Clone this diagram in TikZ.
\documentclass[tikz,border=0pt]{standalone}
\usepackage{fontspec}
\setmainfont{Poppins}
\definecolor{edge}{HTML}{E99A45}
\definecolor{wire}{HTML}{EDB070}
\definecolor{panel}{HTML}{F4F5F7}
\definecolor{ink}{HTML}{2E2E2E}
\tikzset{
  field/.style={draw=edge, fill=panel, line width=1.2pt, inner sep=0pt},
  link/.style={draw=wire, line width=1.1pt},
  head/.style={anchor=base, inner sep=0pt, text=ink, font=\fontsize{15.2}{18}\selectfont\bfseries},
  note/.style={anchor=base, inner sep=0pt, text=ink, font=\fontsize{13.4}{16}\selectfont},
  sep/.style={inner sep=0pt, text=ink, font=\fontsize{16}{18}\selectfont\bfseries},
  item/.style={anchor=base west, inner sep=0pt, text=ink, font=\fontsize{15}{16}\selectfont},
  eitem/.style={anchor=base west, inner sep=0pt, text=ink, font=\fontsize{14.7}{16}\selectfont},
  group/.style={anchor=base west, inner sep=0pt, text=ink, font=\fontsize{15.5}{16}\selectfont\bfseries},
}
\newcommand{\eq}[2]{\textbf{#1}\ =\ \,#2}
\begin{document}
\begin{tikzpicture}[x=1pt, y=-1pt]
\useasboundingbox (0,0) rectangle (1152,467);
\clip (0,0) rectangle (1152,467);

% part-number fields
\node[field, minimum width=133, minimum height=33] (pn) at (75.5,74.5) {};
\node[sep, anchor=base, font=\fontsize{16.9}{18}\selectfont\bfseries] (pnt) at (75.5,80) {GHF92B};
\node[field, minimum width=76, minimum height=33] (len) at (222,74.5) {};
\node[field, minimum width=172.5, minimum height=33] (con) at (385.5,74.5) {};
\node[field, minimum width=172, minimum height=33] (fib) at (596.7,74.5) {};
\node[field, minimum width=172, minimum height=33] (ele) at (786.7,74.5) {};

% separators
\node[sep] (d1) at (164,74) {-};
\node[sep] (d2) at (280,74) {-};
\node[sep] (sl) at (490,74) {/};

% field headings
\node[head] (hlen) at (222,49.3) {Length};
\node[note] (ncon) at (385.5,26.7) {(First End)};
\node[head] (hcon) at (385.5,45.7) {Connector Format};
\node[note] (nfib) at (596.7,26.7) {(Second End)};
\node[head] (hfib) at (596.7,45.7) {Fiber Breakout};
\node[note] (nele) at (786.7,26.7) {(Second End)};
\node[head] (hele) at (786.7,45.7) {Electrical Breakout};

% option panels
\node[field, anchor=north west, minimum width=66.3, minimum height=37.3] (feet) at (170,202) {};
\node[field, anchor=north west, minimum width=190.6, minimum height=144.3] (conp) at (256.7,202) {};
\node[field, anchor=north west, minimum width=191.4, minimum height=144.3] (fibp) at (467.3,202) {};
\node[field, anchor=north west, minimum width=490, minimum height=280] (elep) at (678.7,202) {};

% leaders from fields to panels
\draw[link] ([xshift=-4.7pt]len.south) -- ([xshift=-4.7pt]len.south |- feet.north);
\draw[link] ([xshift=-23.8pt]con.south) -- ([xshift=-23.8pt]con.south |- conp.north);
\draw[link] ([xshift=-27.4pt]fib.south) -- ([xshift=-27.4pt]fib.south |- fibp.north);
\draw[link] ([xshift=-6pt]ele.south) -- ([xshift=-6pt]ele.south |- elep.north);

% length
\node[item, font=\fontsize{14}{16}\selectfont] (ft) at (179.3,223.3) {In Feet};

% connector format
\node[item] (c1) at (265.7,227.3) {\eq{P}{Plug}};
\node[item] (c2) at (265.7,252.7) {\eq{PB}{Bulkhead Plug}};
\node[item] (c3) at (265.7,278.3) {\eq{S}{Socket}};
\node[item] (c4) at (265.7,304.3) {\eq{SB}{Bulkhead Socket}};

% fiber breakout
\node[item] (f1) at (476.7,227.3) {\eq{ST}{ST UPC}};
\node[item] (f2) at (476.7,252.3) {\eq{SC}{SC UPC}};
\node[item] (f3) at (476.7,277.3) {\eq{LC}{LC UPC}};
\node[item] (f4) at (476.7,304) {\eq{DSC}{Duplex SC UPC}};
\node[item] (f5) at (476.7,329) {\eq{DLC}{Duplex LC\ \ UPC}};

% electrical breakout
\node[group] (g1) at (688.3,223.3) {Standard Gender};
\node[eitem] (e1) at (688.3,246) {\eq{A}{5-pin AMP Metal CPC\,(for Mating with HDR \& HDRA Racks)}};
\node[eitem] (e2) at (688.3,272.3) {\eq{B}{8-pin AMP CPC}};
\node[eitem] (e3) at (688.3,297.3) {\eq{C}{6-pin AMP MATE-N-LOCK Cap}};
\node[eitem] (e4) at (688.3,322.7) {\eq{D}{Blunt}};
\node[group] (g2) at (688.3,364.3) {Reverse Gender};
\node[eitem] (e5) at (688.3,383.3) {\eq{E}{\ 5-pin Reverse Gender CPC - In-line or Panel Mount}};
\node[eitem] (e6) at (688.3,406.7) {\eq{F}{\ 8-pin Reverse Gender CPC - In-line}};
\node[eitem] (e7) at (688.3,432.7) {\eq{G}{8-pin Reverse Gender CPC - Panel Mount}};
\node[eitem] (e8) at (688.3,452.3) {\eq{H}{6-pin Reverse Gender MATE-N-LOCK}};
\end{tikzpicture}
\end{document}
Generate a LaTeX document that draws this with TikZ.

=====

• GIVEN INSTRUCTION: Report only a number: how many lines in the material above contain the string "this".

• WORKED SOLUTION: 2